Supersonic parachute fails in NASA's 'flying saucer' test
The chute on NASA’s Low Density Supersonic Decelerator failed to properly deploy in a test Monday, sending the experimental lander, intended for use on Mars, crashing into the Pacific.
Sen—After a parachute failure ended the debut test flight of an experimental Mars landing system last year, NASA engineers got to work on a complete redesign, changing the shape of the massive parachute—the largest ever flown—and reinforcing the material so that even if part tore during its supersonic deployment, the rest would remain intact.
But in the end, more work is needed as NASA’s second Low Density Supersonic Decelerator, or LDSD, spacecraft suffered pretty much the same fate as the first. Recovery teams were on hand in the Pacific Ocean west of Hawaii late Monday to fish out the crashed craft from the sea, where it landed after a parachute failure cut its second test flight short.

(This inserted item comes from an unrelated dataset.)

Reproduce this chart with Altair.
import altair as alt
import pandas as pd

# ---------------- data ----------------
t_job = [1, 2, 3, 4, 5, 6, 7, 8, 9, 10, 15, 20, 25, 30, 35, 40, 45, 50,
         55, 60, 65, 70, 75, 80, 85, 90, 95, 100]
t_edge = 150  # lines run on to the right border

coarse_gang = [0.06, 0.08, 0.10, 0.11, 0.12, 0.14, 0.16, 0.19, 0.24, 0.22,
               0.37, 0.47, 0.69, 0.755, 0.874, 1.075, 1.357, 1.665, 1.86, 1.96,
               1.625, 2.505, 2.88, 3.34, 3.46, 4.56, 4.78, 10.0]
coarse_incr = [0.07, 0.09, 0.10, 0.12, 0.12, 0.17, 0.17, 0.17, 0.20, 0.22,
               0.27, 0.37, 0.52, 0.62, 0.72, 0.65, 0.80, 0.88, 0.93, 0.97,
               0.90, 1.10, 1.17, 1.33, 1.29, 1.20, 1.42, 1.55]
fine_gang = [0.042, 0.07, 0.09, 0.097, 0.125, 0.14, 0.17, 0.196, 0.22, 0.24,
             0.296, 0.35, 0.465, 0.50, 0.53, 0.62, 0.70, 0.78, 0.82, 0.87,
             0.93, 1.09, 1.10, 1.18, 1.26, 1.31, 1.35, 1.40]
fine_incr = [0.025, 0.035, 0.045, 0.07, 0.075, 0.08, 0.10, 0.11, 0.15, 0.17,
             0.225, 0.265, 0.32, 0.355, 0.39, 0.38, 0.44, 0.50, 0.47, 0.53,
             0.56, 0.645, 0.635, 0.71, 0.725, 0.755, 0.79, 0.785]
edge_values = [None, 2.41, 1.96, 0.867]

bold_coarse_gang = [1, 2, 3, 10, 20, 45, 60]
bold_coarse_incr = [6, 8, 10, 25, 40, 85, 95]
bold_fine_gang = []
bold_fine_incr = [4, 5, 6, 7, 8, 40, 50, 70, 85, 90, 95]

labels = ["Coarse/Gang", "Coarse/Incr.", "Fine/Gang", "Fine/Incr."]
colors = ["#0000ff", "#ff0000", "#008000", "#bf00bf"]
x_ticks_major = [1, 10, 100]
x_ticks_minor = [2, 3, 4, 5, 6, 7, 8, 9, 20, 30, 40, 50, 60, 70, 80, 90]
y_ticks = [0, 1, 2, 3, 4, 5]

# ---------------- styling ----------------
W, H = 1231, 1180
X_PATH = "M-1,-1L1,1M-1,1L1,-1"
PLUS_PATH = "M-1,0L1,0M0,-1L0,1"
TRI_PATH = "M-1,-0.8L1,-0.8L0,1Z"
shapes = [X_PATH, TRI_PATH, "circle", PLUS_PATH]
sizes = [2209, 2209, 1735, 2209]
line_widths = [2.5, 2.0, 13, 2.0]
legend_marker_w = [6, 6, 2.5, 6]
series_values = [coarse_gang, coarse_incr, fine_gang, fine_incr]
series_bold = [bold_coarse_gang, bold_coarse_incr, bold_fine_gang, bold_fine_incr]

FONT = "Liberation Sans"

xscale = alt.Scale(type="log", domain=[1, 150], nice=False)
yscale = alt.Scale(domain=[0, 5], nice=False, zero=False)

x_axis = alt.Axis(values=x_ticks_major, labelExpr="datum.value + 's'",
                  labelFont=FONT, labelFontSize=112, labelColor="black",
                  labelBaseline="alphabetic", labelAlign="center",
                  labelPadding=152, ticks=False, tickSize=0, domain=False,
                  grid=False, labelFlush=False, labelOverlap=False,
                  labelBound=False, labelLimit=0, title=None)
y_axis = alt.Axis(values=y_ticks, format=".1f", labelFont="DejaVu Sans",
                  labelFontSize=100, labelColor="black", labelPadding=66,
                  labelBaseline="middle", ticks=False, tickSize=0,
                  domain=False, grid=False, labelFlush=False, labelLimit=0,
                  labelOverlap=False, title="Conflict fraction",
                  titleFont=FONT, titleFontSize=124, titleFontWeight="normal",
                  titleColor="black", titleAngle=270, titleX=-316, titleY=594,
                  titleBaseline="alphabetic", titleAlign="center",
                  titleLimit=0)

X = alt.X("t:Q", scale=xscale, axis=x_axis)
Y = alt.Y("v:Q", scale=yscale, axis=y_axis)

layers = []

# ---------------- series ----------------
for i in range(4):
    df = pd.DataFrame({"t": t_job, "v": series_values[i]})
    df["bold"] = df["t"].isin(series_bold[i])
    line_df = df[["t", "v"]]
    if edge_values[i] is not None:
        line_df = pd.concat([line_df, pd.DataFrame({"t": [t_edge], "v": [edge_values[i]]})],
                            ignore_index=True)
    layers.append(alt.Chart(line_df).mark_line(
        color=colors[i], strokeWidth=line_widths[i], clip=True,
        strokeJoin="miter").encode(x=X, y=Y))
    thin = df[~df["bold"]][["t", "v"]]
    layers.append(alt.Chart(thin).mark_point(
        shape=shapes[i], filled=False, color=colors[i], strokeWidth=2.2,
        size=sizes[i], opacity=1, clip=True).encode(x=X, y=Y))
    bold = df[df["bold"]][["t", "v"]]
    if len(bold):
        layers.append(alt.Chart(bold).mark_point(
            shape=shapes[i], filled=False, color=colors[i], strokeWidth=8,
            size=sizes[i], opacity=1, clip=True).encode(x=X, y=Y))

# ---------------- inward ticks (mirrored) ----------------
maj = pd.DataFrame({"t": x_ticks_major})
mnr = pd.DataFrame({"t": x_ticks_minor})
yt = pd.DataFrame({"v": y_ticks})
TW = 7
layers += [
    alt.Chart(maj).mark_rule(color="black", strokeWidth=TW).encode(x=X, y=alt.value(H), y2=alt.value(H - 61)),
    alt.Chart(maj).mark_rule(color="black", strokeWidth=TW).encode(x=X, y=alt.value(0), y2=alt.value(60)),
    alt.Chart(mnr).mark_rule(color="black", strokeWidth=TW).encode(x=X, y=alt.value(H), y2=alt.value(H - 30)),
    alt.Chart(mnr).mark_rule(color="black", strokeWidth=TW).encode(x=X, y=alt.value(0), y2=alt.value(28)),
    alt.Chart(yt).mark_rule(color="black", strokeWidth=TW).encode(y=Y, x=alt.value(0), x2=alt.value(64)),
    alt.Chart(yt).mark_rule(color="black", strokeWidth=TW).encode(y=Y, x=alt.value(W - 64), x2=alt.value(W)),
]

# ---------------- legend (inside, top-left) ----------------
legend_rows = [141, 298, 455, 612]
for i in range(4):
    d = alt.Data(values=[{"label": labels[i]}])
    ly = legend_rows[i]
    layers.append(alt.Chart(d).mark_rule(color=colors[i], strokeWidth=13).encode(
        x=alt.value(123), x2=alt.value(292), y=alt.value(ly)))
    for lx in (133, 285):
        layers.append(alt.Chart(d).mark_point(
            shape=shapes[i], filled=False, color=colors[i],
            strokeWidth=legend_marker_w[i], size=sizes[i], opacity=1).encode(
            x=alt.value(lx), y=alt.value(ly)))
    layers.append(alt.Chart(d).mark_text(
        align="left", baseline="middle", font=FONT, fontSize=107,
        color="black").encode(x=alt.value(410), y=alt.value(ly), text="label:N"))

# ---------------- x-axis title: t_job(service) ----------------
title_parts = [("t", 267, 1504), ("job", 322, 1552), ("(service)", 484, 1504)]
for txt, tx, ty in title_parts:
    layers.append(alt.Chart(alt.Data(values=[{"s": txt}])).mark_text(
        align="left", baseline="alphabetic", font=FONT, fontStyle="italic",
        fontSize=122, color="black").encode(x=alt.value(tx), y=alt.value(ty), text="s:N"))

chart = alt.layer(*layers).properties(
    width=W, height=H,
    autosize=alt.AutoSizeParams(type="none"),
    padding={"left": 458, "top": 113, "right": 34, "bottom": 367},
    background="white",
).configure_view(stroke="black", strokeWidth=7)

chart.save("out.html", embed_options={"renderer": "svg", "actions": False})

Like last year, LDSD got off to a great start, its 300- by 400-foot helium balloon inflating as planned to gracefully carry it to an altitude of 120,000 feet above the Pacific Ocean about three hours after launch on Monday from the U.S. Navy Pacific Missile Range Facility on Kauai, Hawaii.
LDSD then separated so a solid-rocket motor could ignite, catapulting the saucer-shaped vehicle up another 40,000 feet and pushing it along at about four times the speed of sound.

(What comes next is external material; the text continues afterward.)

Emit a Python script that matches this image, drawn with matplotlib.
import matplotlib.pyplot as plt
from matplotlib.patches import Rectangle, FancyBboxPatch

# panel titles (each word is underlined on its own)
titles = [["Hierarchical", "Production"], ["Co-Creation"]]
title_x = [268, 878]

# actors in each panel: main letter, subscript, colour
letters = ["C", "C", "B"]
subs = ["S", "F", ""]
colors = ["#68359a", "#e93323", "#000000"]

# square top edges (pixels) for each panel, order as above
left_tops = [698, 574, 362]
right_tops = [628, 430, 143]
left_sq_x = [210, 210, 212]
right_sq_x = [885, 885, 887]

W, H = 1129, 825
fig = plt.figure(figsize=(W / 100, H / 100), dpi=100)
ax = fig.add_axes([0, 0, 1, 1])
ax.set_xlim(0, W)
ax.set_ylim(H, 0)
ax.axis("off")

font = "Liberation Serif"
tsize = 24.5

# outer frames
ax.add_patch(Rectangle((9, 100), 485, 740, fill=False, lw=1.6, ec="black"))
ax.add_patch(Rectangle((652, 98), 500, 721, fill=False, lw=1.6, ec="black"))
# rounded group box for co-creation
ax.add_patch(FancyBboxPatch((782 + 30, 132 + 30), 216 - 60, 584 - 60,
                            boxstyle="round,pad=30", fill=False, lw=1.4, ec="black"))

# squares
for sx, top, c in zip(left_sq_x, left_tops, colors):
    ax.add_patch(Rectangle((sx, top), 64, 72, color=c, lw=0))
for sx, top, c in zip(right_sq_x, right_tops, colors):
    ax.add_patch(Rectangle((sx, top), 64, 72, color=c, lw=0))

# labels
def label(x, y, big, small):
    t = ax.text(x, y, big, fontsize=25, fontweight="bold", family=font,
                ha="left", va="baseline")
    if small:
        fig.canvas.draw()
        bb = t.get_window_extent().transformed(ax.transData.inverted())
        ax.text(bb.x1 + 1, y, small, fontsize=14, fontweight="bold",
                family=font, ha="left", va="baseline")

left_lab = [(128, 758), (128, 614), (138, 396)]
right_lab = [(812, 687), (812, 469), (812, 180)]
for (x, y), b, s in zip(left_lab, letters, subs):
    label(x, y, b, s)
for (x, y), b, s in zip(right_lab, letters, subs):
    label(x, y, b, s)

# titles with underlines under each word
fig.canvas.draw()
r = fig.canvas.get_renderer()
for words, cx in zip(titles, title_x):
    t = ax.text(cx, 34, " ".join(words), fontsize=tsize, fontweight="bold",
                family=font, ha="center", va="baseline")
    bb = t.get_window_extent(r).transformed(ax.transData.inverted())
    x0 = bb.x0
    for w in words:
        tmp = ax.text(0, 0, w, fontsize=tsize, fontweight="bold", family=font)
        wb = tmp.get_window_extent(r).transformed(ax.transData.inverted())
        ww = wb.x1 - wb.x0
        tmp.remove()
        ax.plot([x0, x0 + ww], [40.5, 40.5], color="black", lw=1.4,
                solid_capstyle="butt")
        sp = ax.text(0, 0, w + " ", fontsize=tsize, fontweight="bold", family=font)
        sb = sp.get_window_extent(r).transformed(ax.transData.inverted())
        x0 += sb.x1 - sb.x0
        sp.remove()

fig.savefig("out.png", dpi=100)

A doughnut-shaped extension ring then inflated, expanding the surface area of the vehicle so that it would experience more friction as it fell through the atmosphere to slow its descent.
But when, seconds later, it was time for parachute deploy, the test took a turn into the unknown.

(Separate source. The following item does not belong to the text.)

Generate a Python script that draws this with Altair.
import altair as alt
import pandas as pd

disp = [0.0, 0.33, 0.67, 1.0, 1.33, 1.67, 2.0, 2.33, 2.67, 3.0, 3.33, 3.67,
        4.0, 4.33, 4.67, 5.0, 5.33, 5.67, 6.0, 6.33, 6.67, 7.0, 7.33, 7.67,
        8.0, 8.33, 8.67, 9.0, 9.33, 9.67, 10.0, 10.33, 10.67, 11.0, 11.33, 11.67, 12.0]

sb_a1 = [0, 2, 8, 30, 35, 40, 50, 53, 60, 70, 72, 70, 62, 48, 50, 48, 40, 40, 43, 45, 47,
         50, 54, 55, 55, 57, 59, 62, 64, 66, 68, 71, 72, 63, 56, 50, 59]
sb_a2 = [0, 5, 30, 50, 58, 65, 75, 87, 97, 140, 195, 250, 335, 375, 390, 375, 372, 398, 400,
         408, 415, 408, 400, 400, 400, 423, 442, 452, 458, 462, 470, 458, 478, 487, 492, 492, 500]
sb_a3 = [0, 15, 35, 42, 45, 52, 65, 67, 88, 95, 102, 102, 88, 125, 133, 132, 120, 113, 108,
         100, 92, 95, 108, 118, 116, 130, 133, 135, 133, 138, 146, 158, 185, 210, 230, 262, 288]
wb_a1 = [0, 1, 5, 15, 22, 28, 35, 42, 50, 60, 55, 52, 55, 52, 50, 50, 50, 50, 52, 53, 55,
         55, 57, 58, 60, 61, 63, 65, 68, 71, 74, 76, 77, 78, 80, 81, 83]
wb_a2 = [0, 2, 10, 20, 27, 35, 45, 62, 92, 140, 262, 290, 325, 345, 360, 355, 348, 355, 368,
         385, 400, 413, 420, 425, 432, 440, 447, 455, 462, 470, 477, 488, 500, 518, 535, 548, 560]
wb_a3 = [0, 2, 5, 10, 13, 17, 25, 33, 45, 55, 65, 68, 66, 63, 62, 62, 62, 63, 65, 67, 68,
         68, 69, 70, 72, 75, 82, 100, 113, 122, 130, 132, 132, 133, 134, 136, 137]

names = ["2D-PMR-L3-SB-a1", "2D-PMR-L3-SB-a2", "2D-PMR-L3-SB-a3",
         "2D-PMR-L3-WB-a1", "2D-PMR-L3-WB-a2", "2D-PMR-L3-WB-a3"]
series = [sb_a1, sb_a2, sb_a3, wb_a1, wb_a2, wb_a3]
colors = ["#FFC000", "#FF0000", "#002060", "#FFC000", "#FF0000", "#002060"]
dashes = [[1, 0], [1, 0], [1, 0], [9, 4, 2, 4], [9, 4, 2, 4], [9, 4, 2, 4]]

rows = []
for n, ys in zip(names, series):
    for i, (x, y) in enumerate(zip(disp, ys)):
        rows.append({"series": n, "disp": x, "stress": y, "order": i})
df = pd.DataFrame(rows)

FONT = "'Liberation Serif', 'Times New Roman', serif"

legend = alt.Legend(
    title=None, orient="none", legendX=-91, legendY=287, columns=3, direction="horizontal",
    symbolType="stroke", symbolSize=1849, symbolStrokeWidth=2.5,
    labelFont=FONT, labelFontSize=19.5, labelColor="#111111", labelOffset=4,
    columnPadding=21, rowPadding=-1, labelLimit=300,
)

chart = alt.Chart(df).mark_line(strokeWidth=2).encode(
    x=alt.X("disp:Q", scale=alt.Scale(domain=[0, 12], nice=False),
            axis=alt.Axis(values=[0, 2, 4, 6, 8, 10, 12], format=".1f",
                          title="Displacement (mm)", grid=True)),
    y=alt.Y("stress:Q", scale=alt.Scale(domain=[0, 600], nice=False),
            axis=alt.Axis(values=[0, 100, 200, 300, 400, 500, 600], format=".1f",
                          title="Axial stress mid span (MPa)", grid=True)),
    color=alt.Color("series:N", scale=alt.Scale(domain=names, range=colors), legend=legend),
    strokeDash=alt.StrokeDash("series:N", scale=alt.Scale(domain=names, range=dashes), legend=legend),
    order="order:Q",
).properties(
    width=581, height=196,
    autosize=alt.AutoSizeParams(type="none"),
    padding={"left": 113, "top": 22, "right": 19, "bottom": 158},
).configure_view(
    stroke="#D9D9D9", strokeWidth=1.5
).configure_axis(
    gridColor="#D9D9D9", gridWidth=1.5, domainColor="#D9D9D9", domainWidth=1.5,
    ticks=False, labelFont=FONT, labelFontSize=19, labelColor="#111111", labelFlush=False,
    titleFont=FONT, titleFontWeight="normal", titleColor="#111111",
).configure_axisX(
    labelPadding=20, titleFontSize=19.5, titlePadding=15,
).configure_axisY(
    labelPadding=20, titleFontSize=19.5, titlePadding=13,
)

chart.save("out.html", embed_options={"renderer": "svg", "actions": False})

NASA likes to look at these tests with an optimist’s eye, grateful to have the opportunity to learn what not to do before the system flies on a billion-dollar Mars mission. LDSD is part of a suite of technologies NASA is developing to try to land payloads at least twice as heavy as its one-ton Curiosity rover on the surface of Mars.
“This is exactly why we do tests like this before we send things to Mars, so that we can understand exactly how they work—or don’t work—and we can improve on our designs,” said LDSD engineer Dan Coatta, who was a commentator during NASA TV’s live test coverage.
“When we’re actually ready to send spacecraft to Mars, we know that they are going to work when that big mission is on the line,” he said.
NASA is looking at augmenting the sky-crane landing system that helped guide Curiosity to a smooth touchdown in Gale Crater in August 2012. A rover of identical mass is slated to fly in 2020, but after that NASA is looking at landing a rocket-powered craft that can blast off from the Martian surface to bring samples back to Earth.
Eventually, NASA is looking at landing much heavier payloads on Mars, such as habitats and equipment to support human explorers.